Escuchaba música, revisaba partituras, copiaba cosas. Mi familia trabajaba vendiendo CD, entonces muchas veces me regalaban. Pasaba todo el día escuchando música, viendo partituras, las imprimía, veía documentales. A los seis o siete años ya era súper común tener internet y mi formación musical fue internet.

¿Cómo es ser un compositor tan joven? ¿Te sientes de esa forma?

Por las cosas que he ganado, sí. Habitualmente se llama “compositor joven” a personas de 30 ó 40 años. De 30 para atrás no existen. Si a los 18 fui el compositor más joven en ganar el concurso de la Sinfónica y después me repito el plato a los 22 con otra obra, me siento un compositor demasiado joven.

¿Y qué piensas cuando te das cuenta de eso?

Siento que me deberían pescar más, que tengo mucha música. Probablemente, cuando me toquen un montón de música a los 30 años, voy a estar presentando obras que escribí cuando cabro chico.

Tienes muchas seguridad sobre tu música.

Cuando tenía 14 o 15 años no me gustaba mostrar mi música, pero empecé a mostrarle mi música a compositores extranjeros, por Facebook, y me decían que era bueno. Después, cuando gané el concurso de la Sinfónica, dije “soy un compositor de verdad”. Cuando tenga 25, voy a llevar 20 años de mi vida componiendo. Esa seguridad, más que de arrogancia, es honestidad: sé que tengo la experiencia porque tengo la práctica y porque me he dedicado toda la vida a estudiar la música.
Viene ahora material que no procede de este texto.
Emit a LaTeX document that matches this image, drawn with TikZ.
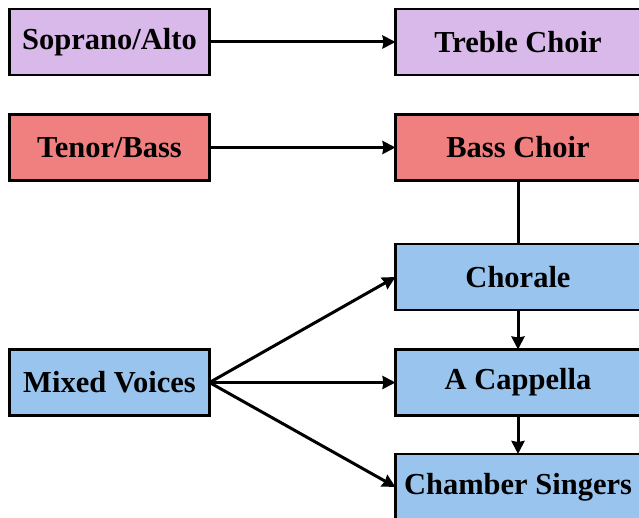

También es porque cuando presento mi música siempre recibo comentarios positivos. Me acuerdo de una cosa muy tierna: la primera vez que gané el concurso de la Sinfónica, se me acercó una pareja de abuelitos y me dieron las gracias por devolverles el interés por la música chilena. Y no era la gran obra. Cuando me tocan, la gente aplaude mucho y eso me hace sentir que lo hago bien. Me llegan buenos comentarios del público y de los intérpretes.

¿Y te llegan malos comentarios?

De mis compañeros compositores, sí – dice Ignacio Salvo. Y estalla en carcajadas.